Community spirit to the fore in unprecedented weather

The floods of Anniversary Weekend and the ferocious gales and driving rain associated with Cyclone Gabrielle really knocked Franklin for six. 

Roads were closed, especially on the Āwhitu Peninsula, due to numerous landslides and slips; lines were down with thousands of people stranded without power; cropping and horticulture land was underwater and crops went to waste; and lots of families faced the unwanted task of having to clean up after floodwaters invaded their homes and damaged property and possessions.

Sadly, an Onewhero resident lost their life. Three other people were lucky to survive when the bach where they were staying fell 15 metres down the cliff at Orua Bay. Were it not for the fast-acting local emergency responders, plus some willing volunteers and residents, the outcome could have been much worse.

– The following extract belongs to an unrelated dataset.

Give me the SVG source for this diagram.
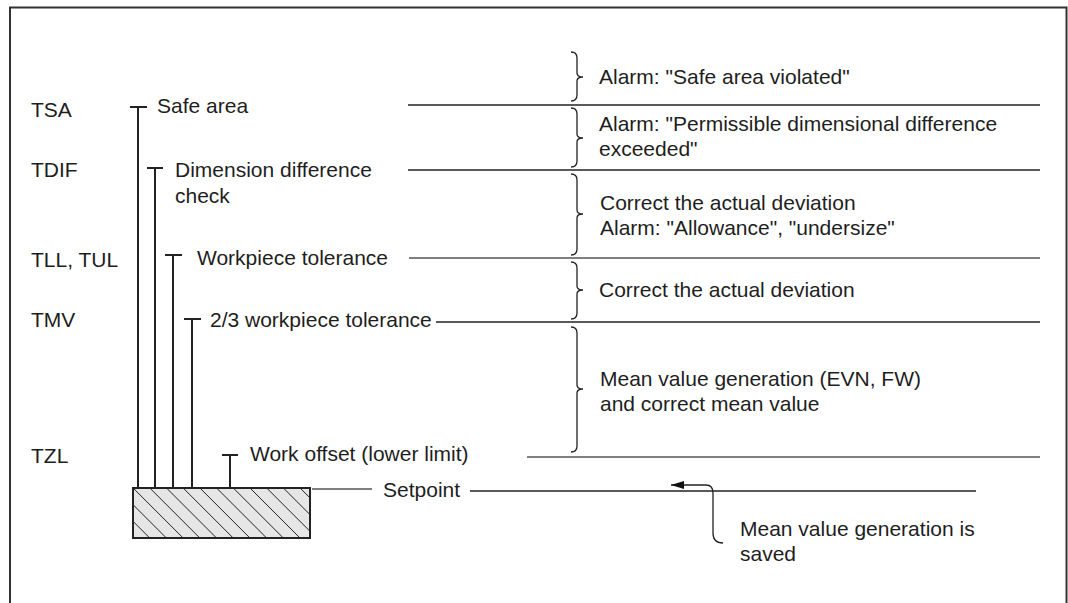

The Anniversary Weekend floods caught everyone out. No one expected the tremendous amount of rainfall that fell in such a short period of time. Low-lying areas, such as around Otaua, on the Puni Flats, and close to the Waikato River, suffered extensive flooding.

Sadly, an aged-care facility in Pukekohe was flooded out, and its vulnerable residents had to be evacuated by emergency services overnight. That event alone could have had fatal consequences.

It concerns me that Auckland Emergency Management failed to support the Franklin district following the January floods. While emergency evacuation centres were set up in west, south and north Auckland, there were none established here.

Likewise, the emergency alert issued as an SMS to people’s cellphones by Auckland Emergency Management was received by some in our region, but not others, which is very disappointing. This is an issue I will be raising with Mayor Wayne Brown in the future.

Thankfully, we were far more prepared for when Cyclone Gabrielle tore through, with numerous emergency alerts ahead of the storm, high wind and rain warnings from Metservice, and reminders from Civil Defence to be prepared.

Auckland had already extended its state of emergency, established after the Anniversary Weekend floods, and thanks to the efforts of local councillor Logan Soole, community hubs were promptly set up in Pukekohe and Waiuku. Tāhuna Pa Marae at Waiuku opened its doors to offer a safe, dry place to stay plus warm food, as did Te Kura Kaupapa O Te Puaha at Port Waikato.

I spent much of my time visiting affected residents and local businesses around Waiuku and on the Āwhitu Peninsula. I saw many people and local organisations who stepped up to help – from providing a bed for the night and a hot meal, to helping with the clean-up, to providing trucks and tractors to help move stock and clear rotting crops, from removing rubbish and other debris from our waterways and beaches, to cutting back fallen trees. These are our true local heroes.

Our emergency volunteer groups went out of their way to help, particularly the fire brigades, St John emergency services, and surf lifesaving groups, who worked tirelessly throughout the ordeal. These groups – mostly volunteers – selflessly took time away from their own families to help and support our wider community.

A shout-out also to the crews from Counties Energy who faced the extraordinarily difficult task of restoring power to thousands of affected properties in the fastest time possible.

It is easy to say that clearing drains, parks, waterways and beaches should be done by the council, but we all need to take responsibility for our wellbeing. Do your bit as best you can. Look out for and support one another. Our communities are so powerful when everyone pulls together.